Kalev Leetaru - Contributor
As the public becomes increasingly aware of the dangers of AI algorithmic bias and concerned over surveillance and militaristic applications of deep learning, there have been a growing number of calls for AI regulation. Whether new laws governing AI fairness or policies constraining the use of autonomous weapons systems, the challenge confronting policymakers is that AI is very much like encryption: it is not a single controlled algorithm that can be regulated, it is a portfolio of techniques that no single country controls and which are being advanced every day by researchers all across the world.
The almost unimaginably rapid progression of deep learning over the past half-decade into every corner of modern life has ushered in profoundly existential questions about how to ensure accurate, fair and beneficial use of this rapidly evolving technology.
When it comes to biased algorithms, the fundamental fairness of current AI systems has been largely left to market forces. In turn, basic economics has ensured that free but heavily biased data wins over costly but minimally biased data. How precisely could legislators mandate “fair” AI systems in a way that it could be quantitatively tested for compliance? Mandating that systems cannot exhibit differing accuracy across demographics is one possibility, but leaves open the door to myriad other ways in which algorithms can discriminate.
As AI systems encroach on regulated industries like the financial and housing sectors it is likely that existing anti-discrimination laws will begin to influence AI design. A mortgage lending algorithm that systematically denies applications according to protected characteristics like race will find itself afoul of the law without any further legislative action. As companies adapt their algorithms to the landscape of these regulated fields, it is likely that the practices and development workflows they develop will find their way into the rest of the AI landscape.
Regulating surveillance use of AI will encounter far more obstacles. As biometric authentication becomes more popular in consumer devices like smartphones and as global security conditions increase the use of biometrics as a counter-terrorism tool, societies will face increasing pressures against tighter regulation. Even those governments that have moved to regulate facial recognition in some way have all yielded laws that still explicitly or indirectly permit its use for a wide swath of applications.
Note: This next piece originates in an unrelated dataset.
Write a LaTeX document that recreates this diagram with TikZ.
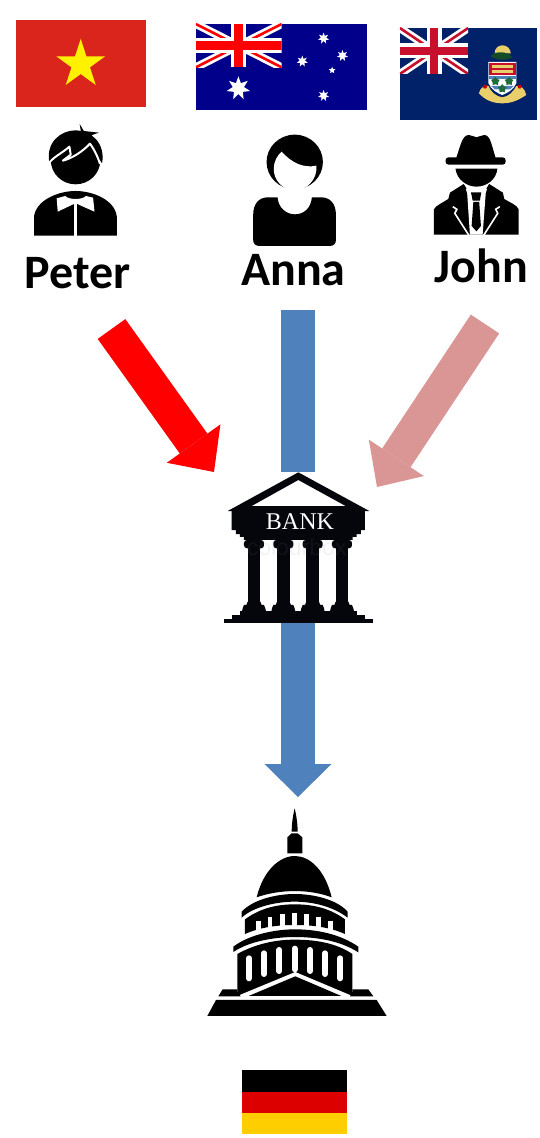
\documentclass[tikz,border=0pt]{standalone}
\usepackage{fontspec}
\setmainfont{Carlito}
\newfontfamily\bankfont{Liberation Serif}
\newfontfamily\wmfont{Liberation Sans}
\usetikzlibrary{arrows.meta,shapes.geometric}
\definecolor{vnred}{HTML}{DA251D}
\definecolor{aublue}{HTML}{00008B}
\definecolor{kyblue}{HTML}{012169}
\definecolor{kyred}{HTML}{C8102E}
\definecolor{arrowblue}{HTML}{4F81BD}
\definecolor{arrowpink}{HTML}{D99694}
\definecolor{bankblack}{HTML}{05060C}
\definecolor{degold}{HTML}{FFCE00}
\definecolor{dered}{HTML}{DD0000}
\definecolor{kygold}{HTML}{E8CF6A}
\definecolor{kygreen}{HTML}{1F6B3A}
\tikzset{
  namelabel/.style={font=\fontsize{48}{50}\selectfont\bfseries,anchor=base,inner sep=0pt,text=black},
  flagstar/.style={star,star points=#1,star point ratio=2.1,fill=white,inner sep=0pt,draw=none},
  shaft/.style={line width=34pt},
  whitebar/.style={draw=white,line cap=round},
}
\newcommand{\ujack}[6]{%
  \begin{scope}
    \clip (#1,#2) rectangle (#3,#4);
    \fill[#6] (#1,#2) rectangle (#3,#4);
    \draw[white,line width=8pt] (#1,#2) -- (#3,#4) (#1,#4) -- (#3,#2);
    \draw[#5,line width=2.6pt] (#1,#2) -- (#3,#4) (#1,#4) -- (#3,#2);
    \draw[white,line width=15pt] ({(#1+#3)/2},#2) -- ({(#1+#3)/2},#4) (#1,{(#2+#4)/2}) -- (#3,{(#2+#4)/2});
    \draw[#5,line width=8.5pt] ({(#1+#3)/2},#2) -- ({(#1+#3)/2},#4) (#1,{(#2+#4)/2}) -- (#3,{(#2+#4)/2});
  \end{scope}}
\begin{document}
\begin{tikzpicture}[x=1pt,y=-1pt]
\useasboundingbox (0,0) rectangle (539,1138);
\fill[white] (0,0) rectangle (539,1138);

% ---------- named anchor points
\coordinate (peterout) at (111.5,329);
\coordinate (johnout) at (485,324);
\coordinate (annaout) at (298,310);
\coordinate (bankleft) at (214,472);
\coordinate (bankright) at (377,487);
\coordinate (banktop) at (298,472);
\coordinate (bankbottom) at (298,620);
\coordinate (capitoltop) at (298,797);

% ---------- arrows
\draw[shaft,red,-{Triangle[length=35pt,width=66pt,line width=0pt]}] (peterout) -- (bankleft);
\draw[shaft,arrowpink,-{Triangle[length=35pt,width=66pt,line width=0pt]}] (johnout) -- (bankright);
\draw[shaft,arrowblue] (annaout) -- (banktop);
\draw[shaft,arrowblue,-{Triangle[length=33pt,width=67pt,line width=0pt]}] (bankbottom) -- (capitoltop);

% ---------- upper part, drawn on a grid of the top crop
\begin{scope}[x=.3435pt,y=-.3333pt]
  % Vietnam
  \fill[vnred] (47,60) rectangle (425,321);
  \node[star,star points=5,star point ratio=2.618,fill=yellow,inner sep=0pt,minimum size=51pt] (vnstar) at (235,193) {};
  % Australia
  \fill[aublue] (570,72) rectangle (1068,330);
  \ujack{570}{72}{820}{202}{red}{aublue}
  \node[flagstar=7,minimum size=24pt] (aubig) at (694,265) {};
  \node[flagstar=7,minimum size=11.5pt] (auone) at (942,115) {};
  \node[flagstar=7,minimum size=11.5pt] (autwo) at (997,167) {};
  \node[flagstar=7,minimum size=11.5pt] (authree) at (880,184) {};
  \node[flagstar=5,minimum size=7pt] (aufour) at (967,211) {};
  \node[flagstar=7,minimum size=11.5pt] (aufive) at (942,287) {};
  % Cayman Islands
  \fill[kyblue] (1164,84) rectangle (1562,360);
  \ujack{1164}{84}{1363}{222}{kyred}{kyblue}
  % coat of arms
  \fill[kygold] (1440,160) .. controls (1440,128) and (1485,128) .. (1487,160) -- cycle;
  \fill[kygreen!70!black] (1428,168) .. controls (1445,150) and (1480,155) .. (1492,172) .. controls (1475,182) and (1445,182) .. (1428,168) -- cycle;
  \fill[white] (1422,186) -- (1503,186) -- (1503,250) .. controls (1495,270) and (1475,280) .. (1462,285) .. controls (1450,280) and (1430,270) .. (1422,250) -- cycle;
  \fill[kyred] (1424,188) rectangle (1501,226);
  \fill[kygold] (1431,196) rectangle (1494,204);
  \fill[kygold] (1431,209) rectangle (1494,218);
  \fill[arrowblue] (1424,228) -- (1501,228) -- (1501,238) -- (1424,238) -- cycle;
  \fill[arrowblue] (1430,258) -- (1495,258) -- (1485,268) -- (1440,268) -- cycle;
  \node[star,star points=5,fill=kygreen,inner sep=0pt,minimum size=9pt] (kyone) at (1442,244) {};
  \node[star,star points=5,fill=kygreen,inner sep=0pt,minimum size=9pt] (kytwo) at (1482,244) {};
  \node[star,star points=5,fill=kygreen,inner sep=0pt,minimum size=9pt] (kythree) at (1462,266) {};
  \fill[kygold] (1394,280) .. controls (1398,262) and (1412,255) .. (1422,258) .. controls (1428,275) and (1445,290) .. (1462,292) .. controls (1480,290) and (1495,275) .. (1503,258) .. controls (1515,255) and (1528,265) .. (1532,285) .. controls (1510,300) and (1490,310) .. (1462,310) .. controls (1435,310) and (1412,300) .. (1394,280) -- cycle;
  \fill[red!80!black] (1412,260) circle[radius=6];
  \fill[red!80!black] (1513,260) circle[radius=6];

  % Peter
  \fill (220,481) circle[radius=72];
  \fill (144,488) .. controls (132,430) and (175,391) .. (220,391) .. controls (265,391) and (308,430) .. (297,490) .. controls (285,470) and (275,450) .. (262,432) -- (200,470) -- cycle;
  \fill (232,372) -- (244,393) -- (288,398) -- (268,405) -- (262,414) -- (240,402) -- (236,398) -- cycle;
  \draw[white,line width=2pt,line join=round] (143,488) .. controls (160,468) and (180,460) .. (202,440) -- (206,464) -- (183,482) .. controls (210,475) and (240,455) .. (262,431) .. controls (272,445) and (285,470) .. (291,492);
  \fill (99,707) -- (99,650) .. controls (105,600) and (170,573) .. (220,573) .. controls (270,573) and (335,600) .. (340,650) -- (340,707) -- cycle;
  \fill[white] (165,595) -- (190,588) .. controls (200,600) and (240,600) .. (250,588) -- (271,593) -- (275,635) -- (225,612) -- (215,612) -- (168,635) -- cycle;
  \draw[white,line width=3pt] (220,610) -- (220,710);

  % Anna
  \fill (858,486) circle[radius=82];
  \fill[white] (820,455) .. controls (850,490) and (885,505) .. (921,497) .. controls (925,540) and (890,572) .. (858,572) .. controls (825,572) and (795,540) .. (797,505) .. controls (797,485) and (808,465) .. (820,455) -- cycle;
  \fill (737,645) .. controls (737,610) and (755,592) .. (780,592) -- (808,592) .. controls (810,625) and (835,643) .. (858,643) .. controls (885,643) and (905,625) .. (908,592) -- (935,592) .. controls (960,592) and (978,610) .. (978,645) -- (978,720) .. controls (978,732) and (970,738) .. (960,738) -- (755,738) .. controls (745,738) and (737,732) .. (737,720) -- cycle;

  % John
  \fill (1328,474) .. controls (1340,440) and (1345,405) .. (1365,405) .. controls (1375,405) and (1380,412) .. (1387,412) .. controls (1394,412) and (1400,405) .. (1410,405) .. controls (1428,405) and (1432,440) .. (1443,474) -- cycle;
  \fill[rounded corners=3pt] (1297,472) rectangle (1472,494);
  \fill (1326,506) -- (1448,506) .. controls (1445,540) and (1415,560) .. (1387,560) .. controls (1360,560) and (1330,540) .. (1326,506) -- cycle;
  \fill (1263,704) -- (1263,628) .. controls (1270,615) and (1290,608) .. (1305,597) -- (1310,578) -- (1350,552) -- (1362,572) -- (1412,572) -- (1424,552) -- (1464,578) -- (1468,597) .. controls (1485,608) and (1505,615) .. (1510,628) -- (1510,704) -- cycle;
  \fill[white] (1356,566) -- (1418,566) -- (1414,580) -- (1405,704) -- (1368,704) -- (1360,580) -- cycle;
  \fill (1371,577) -- (1401,577) -- (1397,602) -- (1376,602) -- cycle;
  \fill (1378,606) -- (1395,606) -- (1400,678) -- (1387,694) -- (1373,678) -- cycle;
  \draw[white,line width=1.6pt,line join=miter] (1318,620) -- (1330,628) -- (1324,640) -- (1365,706);
  \draw[white,line width=1.6pt,line join=miter] (1455,620) -- (1443,628) -- (1449,640) -- (1408,706);
\end{scope}

% ---------- names
\node[namelabel] (peterlabel) at (77.5,288) {Peter};
\node[namelabel] (annalabel) at (293.5,285) {Anna};
\node[namelabel] (johnlabel) at (481.5,282) {John};

% ---------- bank
\begin{scope}[shift={(200,460)},x=.3333pt,y=-.3333pt,bankblack]
  \fill[even odd rule] (295,37) -- (83,153) -- (508,153) -- cycle (295,60) -- (155,138) -- (437,138) -- cycle;
  \fill (95,153) -- (495,153) -- (495,210) -- (483,210) -- (483,222) -- (470,222) -- (470,231) -- (458,231) -- (458,240) -- (132,240) -- (132,231) -- (120,231) -- (120,222) -- (108,222) -- (108,210) -- (95,210) -- cycle;
  \foreach \cx in {162,250,338,426}{
    \fill[rounded corners=3pt] (\cx-30,240) rectangle (\cx+30,265);
    \fill (\cx-19,255) rectangle (\cx+19,430);
    \fill (\cx-19,425) -- (\cx+19,425) -- (\cx+23,435) -- (\cx+30,435) -- (\cx+34,445) -- (\cx+38,465) -- (\cx-38,465) -- (\cx-34,445) -- (\cx-30,435) -- (\cx-23,435) -- cycle;
  }
  \fill (120,453) rectangle (470,465);
  \fill (97,465) rectangle (495,477);
  \fill (72,477) rectangle (518,488);
  \node[font=\bankfont\fontsize{24}{26}\selectfont,text=white,inner sep=0pt] (banktext) at (300,186) {BANK};
  \node[font=\wmfont\fontsize{23}{25}\selectfont,text=gray,opacity=.10,inner sep=0pt] (bankmark) at (290,263) {colourbox};
\end{scope}

% ---------- capitol
\begin{scope}[shift={(190,790)},x=.3333pt,y=-.3333pt]
  \fill (314,55) .. controls (308,80) and (305,105) .. (305,125) -- (323,125) .. controls (323,105) and (320,80) .. (314,55) -- cycle;
  \fill (292,190) -- (292,142) -- (305,130) -- (323,130) -- (337,142) -- (337,190) -- cycle;
  \fill (200,322) .. controls (220,240) and (270,198) .. (314,198) .. controls (360,198) and (405,240) .. (425,322) .. controls (360,297) and (270,297) .. (200,322) -- cycle;
  \fill (155,383) -- (155,365) .. controls (190,328) and (260,312) .. (314,312) .. controls (370,312) and (440,328) .. (473,365) -- (473,383) .. controls (430,350) and (370,335) .. (314,335) .. controls (260,335) and (190,350) .. (155,383) -- cycle;
  \fill (165,388) .. controls (210,355) and (260,343) .. (314,343) .. controls (370,343) and (420,355) .. (465,388) -- (465,432) .. controls (420,412) and (370,405) .. (314,405) .. controls (260,405) and (210,412) .. (165,432) -- cycle;
  \foreach \wx/\wa/\wb in {205/392/425,240/380/417,277/373/411,313/370/408,349/373/411,385/380/417,421/392/425}{
    \draw[whitebar,line width=4.6pt,line cap=butt] (\wx,\wa) -- (\wx,\wb);
  }
  \fill (130,486) -- (130,470) .. controls (180,432) and (260,418) .. (314,418) .. controls (380,418) and (450,432) .. (505,470) -- (505,487) .. controls (450,452) and (380,441) .. (314,441) .. controls (260,441) and (180,452) .. (130,486) -- cycle;
  \fill (142,618) -- (142,492) .. controls (200,460) and (260,449) .. (314,449) .. controls (380,449) and (440,460) .. (487,492) -- (487,618) -- cycle;
  \foreach \wx/\wa/\wb in {177/505/565,222/490/552,268/480/543,314/476/538,360/480/543,405/490/552,451/505/565}{
    \draw[whitebar,line width=6pt] (\wx,\wa) -- (\wx,\wb);
  }
  \fill[white] (142,618) -- (316,546) -- (487,618) -- (487,622) -- (142,622) -- cycle;
  \fill (176,618) -- (316,559) -- (454,618) -- cycle;
  \fill (98,598) -- (142,598) -- (142,606) -- (152,619) -- (85,619) -- cycle;
  \fill (487,598) -- (535,598) -- (550,619) -- (480,619) -- (487,606) -- cycle;
  \fill (78,630) -- (560,630) -- (590,678) -- (52,678) -- cycle;
\end{scope}

% ---------- Germany
\fill[black] (242,1070) rectangle (347,1091.5);
\fill[dered] (242,1091.5) rectangle (347,1113);
\fill[degold] (242,1113) rectangle (347,1134);
\end{tikzpicture}
\end{document}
Any attempt to regulate military use of AI will run headfirst into the simple fact that governments across the world are already building autonomous capabilities into their weaponry. A nation today that passes legislation absolutely outlawing nuclear weapons has no impact on its adversaries that possess or are working to possess such weapons. Similarly, countries which restrict military use of AI will find themselves at an existential disadvantage should conflict arise.
In reality, most harmful applications of AI are merely inverses of beneficial applications. The police facial recognition that surveils dissidents is the same that prevents those police from unlocking dissidents’ phones without them being present. The autonomous flight and targeting controls of a lethal drone are the same that allows a mapping drone to catalog the devastation after a natural disaster to direct emergency aid.
Most importantly, however, like encryption, deep learning does not refer to any single algorithm or process. The field of deep learning encompasses a broad swath of approaches and algorithms and myriad variants, developed by countless individuals across many different countries. Attempts to regulate the field of AI in one country will have no impact on other countries. Moreover, the economic forces propelling AI development means even if governmental funding were to be restricted by legislation, private funding would more than make up the difference.
In the end, the simple fact is that AI cannot be regulated. Legislation can help curb specific applications in regulated industries like housing and the financial sector with regards to their impact in a single country, but when looking globally, AI will simply evolve wherever market and military forces take it.